▶ **EXERCISE DIRECTIONS**
Look for the word "this" in each line and report the count of matching lines, with nothing added.

▶ **TASK DATA**
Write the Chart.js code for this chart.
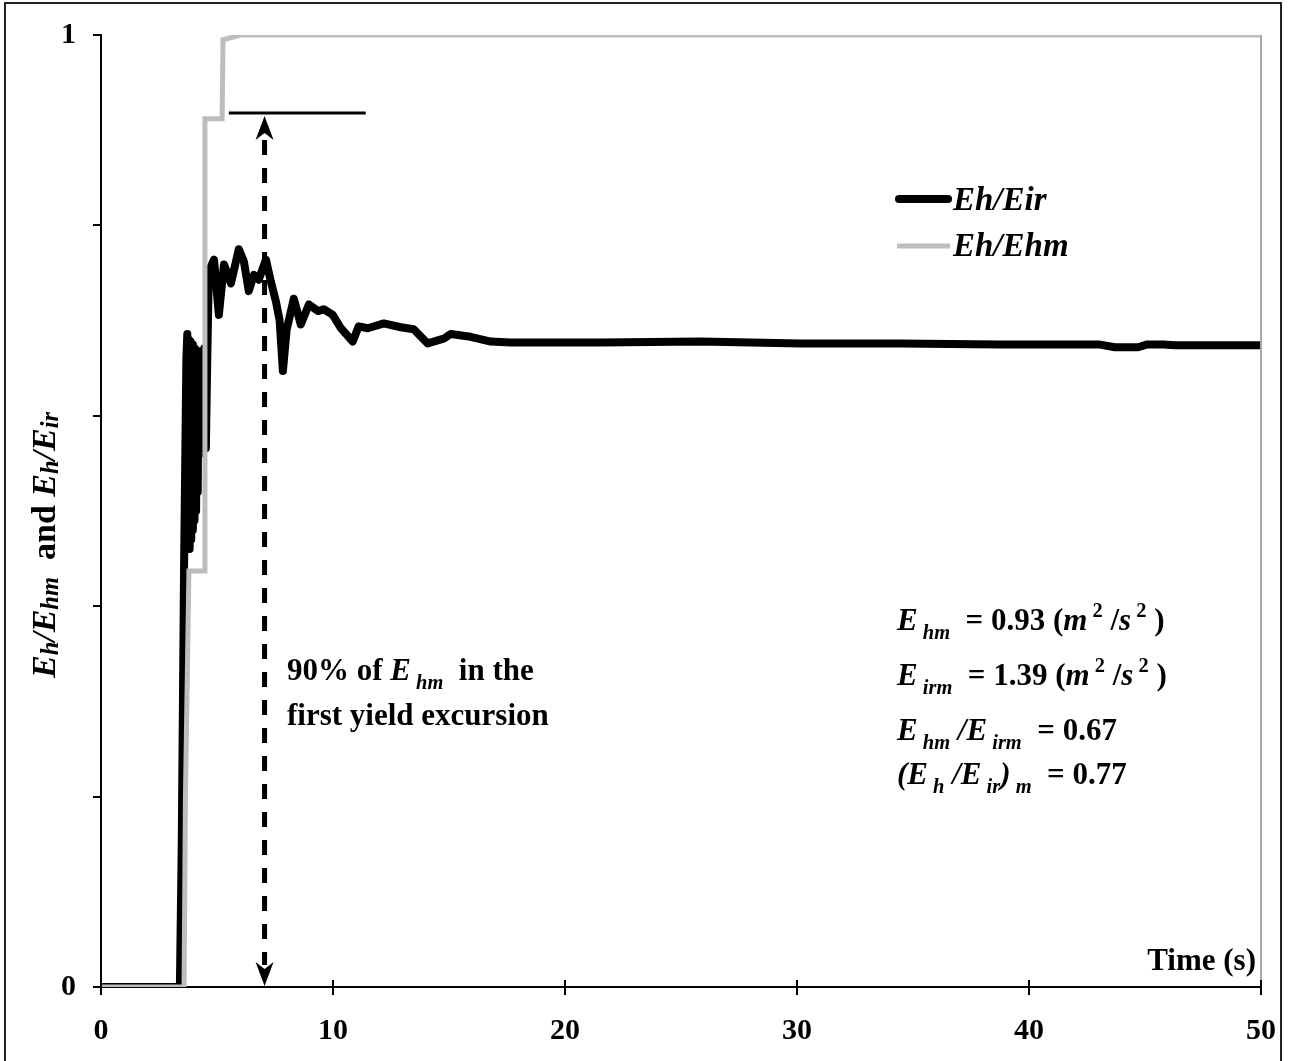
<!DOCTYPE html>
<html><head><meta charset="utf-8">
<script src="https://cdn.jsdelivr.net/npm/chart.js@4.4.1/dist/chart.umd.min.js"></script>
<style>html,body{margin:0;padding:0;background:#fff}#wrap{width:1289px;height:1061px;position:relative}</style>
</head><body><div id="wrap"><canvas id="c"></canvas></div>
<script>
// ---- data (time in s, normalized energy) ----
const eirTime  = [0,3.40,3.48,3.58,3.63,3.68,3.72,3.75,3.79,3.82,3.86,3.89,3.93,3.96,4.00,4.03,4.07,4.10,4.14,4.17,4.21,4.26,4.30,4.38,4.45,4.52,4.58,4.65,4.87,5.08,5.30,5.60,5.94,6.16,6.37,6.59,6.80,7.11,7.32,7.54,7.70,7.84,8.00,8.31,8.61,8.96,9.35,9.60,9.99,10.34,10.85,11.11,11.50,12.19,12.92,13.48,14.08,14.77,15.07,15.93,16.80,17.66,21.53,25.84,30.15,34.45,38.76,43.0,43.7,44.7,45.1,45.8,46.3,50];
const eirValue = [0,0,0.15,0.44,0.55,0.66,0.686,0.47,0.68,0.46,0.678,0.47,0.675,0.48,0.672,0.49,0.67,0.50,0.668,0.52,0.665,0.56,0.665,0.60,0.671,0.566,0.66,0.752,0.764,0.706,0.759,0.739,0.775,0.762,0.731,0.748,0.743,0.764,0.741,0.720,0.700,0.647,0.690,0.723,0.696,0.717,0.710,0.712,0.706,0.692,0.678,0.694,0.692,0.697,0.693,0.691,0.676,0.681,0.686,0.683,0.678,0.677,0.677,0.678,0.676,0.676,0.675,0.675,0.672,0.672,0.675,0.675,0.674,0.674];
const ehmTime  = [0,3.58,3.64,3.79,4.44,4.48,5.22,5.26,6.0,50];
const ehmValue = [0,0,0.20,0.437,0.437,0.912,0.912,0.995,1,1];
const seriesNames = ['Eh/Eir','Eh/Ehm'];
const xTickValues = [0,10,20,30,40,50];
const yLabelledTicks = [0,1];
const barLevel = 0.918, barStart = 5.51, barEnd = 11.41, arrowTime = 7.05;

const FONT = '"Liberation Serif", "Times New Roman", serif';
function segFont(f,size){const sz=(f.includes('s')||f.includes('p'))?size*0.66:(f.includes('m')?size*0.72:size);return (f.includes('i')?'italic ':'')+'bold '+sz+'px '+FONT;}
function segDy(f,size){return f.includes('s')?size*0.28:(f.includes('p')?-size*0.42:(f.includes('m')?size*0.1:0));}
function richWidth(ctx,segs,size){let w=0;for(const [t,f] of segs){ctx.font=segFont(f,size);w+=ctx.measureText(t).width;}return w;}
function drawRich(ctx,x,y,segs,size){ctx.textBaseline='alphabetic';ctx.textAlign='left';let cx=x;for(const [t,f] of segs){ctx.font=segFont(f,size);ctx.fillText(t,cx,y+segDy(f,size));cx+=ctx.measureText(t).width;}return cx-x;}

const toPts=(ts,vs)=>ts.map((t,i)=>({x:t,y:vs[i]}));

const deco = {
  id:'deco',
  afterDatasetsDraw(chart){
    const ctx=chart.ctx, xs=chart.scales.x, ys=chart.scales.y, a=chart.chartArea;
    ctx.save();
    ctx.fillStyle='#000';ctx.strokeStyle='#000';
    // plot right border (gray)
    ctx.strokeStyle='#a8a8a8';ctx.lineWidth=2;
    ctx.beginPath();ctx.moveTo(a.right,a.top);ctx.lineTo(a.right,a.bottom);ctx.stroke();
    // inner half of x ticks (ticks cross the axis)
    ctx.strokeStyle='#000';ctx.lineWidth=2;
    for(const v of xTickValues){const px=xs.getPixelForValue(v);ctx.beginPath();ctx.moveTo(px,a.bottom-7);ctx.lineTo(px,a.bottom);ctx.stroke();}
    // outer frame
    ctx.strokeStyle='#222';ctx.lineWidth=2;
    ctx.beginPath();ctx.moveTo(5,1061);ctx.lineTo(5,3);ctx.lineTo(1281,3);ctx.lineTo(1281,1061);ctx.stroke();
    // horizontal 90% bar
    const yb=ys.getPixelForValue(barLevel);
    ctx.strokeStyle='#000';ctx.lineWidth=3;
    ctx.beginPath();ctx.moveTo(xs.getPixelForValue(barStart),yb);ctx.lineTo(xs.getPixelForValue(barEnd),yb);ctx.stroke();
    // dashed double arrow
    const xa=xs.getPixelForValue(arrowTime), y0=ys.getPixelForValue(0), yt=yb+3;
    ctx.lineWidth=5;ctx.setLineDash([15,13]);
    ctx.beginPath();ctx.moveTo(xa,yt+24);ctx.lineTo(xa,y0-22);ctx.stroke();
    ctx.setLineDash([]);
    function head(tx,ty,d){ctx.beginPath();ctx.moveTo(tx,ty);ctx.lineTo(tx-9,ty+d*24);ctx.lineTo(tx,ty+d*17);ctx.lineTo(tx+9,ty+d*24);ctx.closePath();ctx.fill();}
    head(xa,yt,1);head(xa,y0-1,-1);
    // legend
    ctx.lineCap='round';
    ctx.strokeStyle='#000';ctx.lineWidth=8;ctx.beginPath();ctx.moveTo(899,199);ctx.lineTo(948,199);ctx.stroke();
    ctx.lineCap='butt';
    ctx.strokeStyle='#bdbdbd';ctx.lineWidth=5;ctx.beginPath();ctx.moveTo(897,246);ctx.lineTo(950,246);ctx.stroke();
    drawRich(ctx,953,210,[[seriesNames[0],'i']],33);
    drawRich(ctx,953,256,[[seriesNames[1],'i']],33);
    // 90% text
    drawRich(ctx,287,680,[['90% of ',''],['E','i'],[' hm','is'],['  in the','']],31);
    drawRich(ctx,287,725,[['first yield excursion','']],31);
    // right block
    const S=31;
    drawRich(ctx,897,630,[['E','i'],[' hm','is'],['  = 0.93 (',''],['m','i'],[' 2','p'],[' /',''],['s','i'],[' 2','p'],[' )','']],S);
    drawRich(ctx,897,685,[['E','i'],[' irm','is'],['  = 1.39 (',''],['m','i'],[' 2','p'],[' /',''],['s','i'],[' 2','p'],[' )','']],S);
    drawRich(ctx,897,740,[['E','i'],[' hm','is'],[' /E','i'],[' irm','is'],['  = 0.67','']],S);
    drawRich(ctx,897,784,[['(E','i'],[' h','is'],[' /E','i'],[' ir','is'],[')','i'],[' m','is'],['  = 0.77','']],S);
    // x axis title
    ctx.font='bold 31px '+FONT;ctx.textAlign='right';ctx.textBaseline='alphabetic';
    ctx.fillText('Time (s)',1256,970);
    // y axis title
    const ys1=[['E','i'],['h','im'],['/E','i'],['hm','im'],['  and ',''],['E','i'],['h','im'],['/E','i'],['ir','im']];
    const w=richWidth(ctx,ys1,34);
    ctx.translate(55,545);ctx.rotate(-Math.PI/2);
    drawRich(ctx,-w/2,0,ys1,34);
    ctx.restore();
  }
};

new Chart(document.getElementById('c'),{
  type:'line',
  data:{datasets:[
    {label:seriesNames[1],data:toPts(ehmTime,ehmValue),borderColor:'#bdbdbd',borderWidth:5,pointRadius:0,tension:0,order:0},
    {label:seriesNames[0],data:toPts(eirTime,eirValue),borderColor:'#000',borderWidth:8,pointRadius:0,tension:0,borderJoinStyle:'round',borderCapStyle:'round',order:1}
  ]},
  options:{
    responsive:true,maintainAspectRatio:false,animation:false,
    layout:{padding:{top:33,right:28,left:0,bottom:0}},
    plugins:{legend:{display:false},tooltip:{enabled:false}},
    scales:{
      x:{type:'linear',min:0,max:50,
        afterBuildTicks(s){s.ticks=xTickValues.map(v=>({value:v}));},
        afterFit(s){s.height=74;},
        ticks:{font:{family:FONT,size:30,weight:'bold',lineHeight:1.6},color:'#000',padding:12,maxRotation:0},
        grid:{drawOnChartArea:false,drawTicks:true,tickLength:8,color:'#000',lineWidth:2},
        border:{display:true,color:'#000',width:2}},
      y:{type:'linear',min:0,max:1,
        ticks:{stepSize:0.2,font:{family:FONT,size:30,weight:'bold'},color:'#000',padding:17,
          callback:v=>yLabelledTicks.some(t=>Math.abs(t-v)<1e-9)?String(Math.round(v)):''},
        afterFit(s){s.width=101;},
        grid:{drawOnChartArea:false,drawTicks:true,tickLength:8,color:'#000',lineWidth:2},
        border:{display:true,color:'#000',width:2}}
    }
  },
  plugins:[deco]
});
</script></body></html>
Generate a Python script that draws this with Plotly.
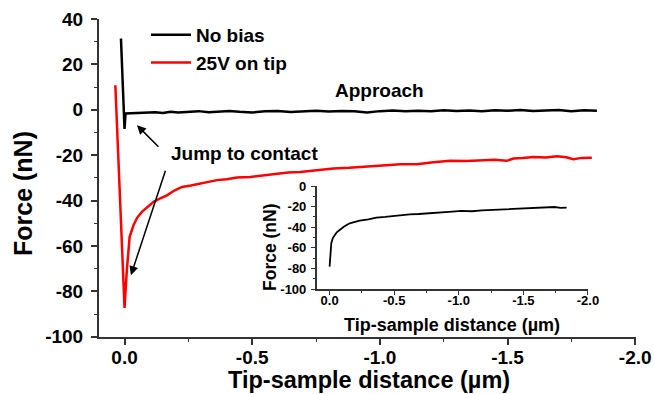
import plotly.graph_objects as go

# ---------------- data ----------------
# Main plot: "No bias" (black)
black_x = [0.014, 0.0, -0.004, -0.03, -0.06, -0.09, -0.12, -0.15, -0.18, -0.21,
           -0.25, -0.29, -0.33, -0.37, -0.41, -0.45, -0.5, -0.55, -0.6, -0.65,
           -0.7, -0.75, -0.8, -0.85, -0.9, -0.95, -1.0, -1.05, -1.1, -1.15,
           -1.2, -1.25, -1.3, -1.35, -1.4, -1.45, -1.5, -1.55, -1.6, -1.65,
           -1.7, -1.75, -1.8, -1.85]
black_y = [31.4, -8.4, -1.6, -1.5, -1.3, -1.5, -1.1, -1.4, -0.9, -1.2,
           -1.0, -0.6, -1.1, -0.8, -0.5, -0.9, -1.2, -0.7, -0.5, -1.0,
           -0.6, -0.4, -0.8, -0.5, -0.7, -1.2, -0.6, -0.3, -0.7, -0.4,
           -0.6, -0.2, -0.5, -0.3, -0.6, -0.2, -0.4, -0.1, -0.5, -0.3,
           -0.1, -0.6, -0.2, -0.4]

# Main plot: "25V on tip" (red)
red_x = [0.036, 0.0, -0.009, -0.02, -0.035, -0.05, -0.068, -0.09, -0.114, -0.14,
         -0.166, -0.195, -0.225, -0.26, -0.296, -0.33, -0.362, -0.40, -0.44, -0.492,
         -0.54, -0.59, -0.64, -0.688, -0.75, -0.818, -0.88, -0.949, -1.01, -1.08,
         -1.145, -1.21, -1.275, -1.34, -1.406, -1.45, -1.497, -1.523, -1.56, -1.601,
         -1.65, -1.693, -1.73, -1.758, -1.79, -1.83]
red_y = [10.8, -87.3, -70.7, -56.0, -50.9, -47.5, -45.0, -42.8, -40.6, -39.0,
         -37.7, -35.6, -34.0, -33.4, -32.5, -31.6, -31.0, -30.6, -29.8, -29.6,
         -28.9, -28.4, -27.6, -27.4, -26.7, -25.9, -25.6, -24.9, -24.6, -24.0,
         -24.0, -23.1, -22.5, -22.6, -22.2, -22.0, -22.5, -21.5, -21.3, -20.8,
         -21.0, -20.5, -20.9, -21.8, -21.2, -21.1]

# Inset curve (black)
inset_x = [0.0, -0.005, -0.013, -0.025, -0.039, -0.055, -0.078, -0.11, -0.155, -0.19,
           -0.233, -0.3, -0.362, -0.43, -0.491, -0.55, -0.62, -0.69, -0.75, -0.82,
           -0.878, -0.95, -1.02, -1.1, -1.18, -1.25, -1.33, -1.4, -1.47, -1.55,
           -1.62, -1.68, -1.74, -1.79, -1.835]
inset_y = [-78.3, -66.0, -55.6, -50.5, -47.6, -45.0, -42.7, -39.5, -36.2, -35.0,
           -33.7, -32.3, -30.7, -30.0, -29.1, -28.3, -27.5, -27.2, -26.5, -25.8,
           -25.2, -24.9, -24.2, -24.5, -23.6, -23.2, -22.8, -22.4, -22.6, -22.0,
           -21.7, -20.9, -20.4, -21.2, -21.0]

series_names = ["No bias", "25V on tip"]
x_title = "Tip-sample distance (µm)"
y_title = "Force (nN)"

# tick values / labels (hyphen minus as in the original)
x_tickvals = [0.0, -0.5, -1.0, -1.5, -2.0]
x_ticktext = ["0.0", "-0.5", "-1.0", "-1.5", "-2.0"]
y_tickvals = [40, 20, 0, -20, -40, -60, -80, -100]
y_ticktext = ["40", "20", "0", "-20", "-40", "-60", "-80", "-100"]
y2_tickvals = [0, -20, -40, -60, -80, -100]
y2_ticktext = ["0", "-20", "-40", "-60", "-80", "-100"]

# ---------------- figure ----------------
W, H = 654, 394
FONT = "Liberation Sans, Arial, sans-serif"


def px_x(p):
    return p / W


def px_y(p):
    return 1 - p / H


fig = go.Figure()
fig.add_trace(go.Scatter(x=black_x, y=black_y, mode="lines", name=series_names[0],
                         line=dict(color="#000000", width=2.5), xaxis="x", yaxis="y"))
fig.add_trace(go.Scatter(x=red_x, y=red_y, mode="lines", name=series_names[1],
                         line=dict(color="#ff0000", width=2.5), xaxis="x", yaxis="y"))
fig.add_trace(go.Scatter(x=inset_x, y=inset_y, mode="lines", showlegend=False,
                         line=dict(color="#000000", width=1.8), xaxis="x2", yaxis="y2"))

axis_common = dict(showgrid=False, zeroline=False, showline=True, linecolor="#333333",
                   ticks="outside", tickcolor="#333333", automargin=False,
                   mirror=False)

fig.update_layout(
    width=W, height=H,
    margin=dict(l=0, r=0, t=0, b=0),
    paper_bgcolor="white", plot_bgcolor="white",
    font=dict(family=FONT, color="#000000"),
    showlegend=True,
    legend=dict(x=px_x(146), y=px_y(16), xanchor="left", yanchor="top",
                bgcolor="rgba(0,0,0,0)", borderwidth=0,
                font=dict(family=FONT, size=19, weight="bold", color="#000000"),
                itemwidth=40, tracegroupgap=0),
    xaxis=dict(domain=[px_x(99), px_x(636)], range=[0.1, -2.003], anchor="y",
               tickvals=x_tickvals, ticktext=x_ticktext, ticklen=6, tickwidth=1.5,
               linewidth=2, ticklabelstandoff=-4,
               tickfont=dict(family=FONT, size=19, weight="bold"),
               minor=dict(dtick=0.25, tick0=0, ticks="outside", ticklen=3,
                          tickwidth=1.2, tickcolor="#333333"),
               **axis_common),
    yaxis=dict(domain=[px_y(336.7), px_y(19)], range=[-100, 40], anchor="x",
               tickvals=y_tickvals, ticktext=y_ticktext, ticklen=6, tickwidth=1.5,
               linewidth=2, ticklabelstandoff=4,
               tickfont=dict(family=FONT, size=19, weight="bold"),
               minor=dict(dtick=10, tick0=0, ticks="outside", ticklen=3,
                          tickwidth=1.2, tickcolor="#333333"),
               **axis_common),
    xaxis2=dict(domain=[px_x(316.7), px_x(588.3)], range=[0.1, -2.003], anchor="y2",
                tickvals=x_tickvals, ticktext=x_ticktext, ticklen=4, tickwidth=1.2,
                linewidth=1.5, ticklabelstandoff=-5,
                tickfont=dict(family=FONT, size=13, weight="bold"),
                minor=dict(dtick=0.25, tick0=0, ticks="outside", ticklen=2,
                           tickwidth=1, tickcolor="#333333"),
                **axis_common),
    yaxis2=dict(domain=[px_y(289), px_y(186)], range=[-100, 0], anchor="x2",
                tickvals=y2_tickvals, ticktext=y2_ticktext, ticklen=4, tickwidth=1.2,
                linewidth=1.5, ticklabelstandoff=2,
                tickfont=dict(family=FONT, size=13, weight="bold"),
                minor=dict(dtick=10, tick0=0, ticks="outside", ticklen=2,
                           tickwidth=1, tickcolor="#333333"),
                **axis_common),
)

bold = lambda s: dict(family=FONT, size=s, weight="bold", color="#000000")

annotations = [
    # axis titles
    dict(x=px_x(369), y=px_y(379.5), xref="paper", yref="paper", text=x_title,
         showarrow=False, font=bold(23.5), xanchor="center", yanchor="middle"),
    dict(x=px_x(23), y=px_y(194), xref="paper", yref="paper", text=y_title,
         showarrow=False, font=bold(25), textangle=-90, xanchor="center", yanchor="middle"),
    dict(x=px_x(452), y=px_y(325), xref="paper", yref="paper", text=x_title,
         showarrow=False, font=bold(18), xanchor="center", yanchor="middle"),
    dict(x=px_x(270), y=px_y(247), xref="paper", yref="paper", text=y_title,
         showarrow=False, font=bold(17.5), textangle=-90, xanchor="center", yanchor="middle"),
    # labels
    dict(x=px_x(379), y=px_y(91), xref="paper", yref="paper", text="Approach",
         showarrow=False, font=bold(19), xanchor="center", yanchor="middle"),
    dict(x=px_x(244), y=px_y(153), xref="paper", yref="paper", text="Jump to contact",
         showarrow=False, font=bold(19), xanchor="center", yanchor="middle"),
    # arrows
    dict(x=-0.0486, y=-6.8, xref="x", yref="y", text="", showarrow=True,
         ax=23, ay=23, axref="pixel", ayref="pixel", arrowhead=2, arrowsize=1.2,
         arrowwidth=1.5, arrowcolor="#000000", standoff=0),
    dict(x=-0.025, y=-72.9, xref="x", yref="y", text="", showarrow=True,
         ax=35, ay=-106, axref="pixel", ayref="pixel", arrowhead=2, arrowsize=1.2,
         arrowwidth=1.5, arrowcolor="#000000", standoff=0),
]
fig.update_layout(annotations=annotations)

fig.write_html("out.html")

▶ **THE OUTPUT**
2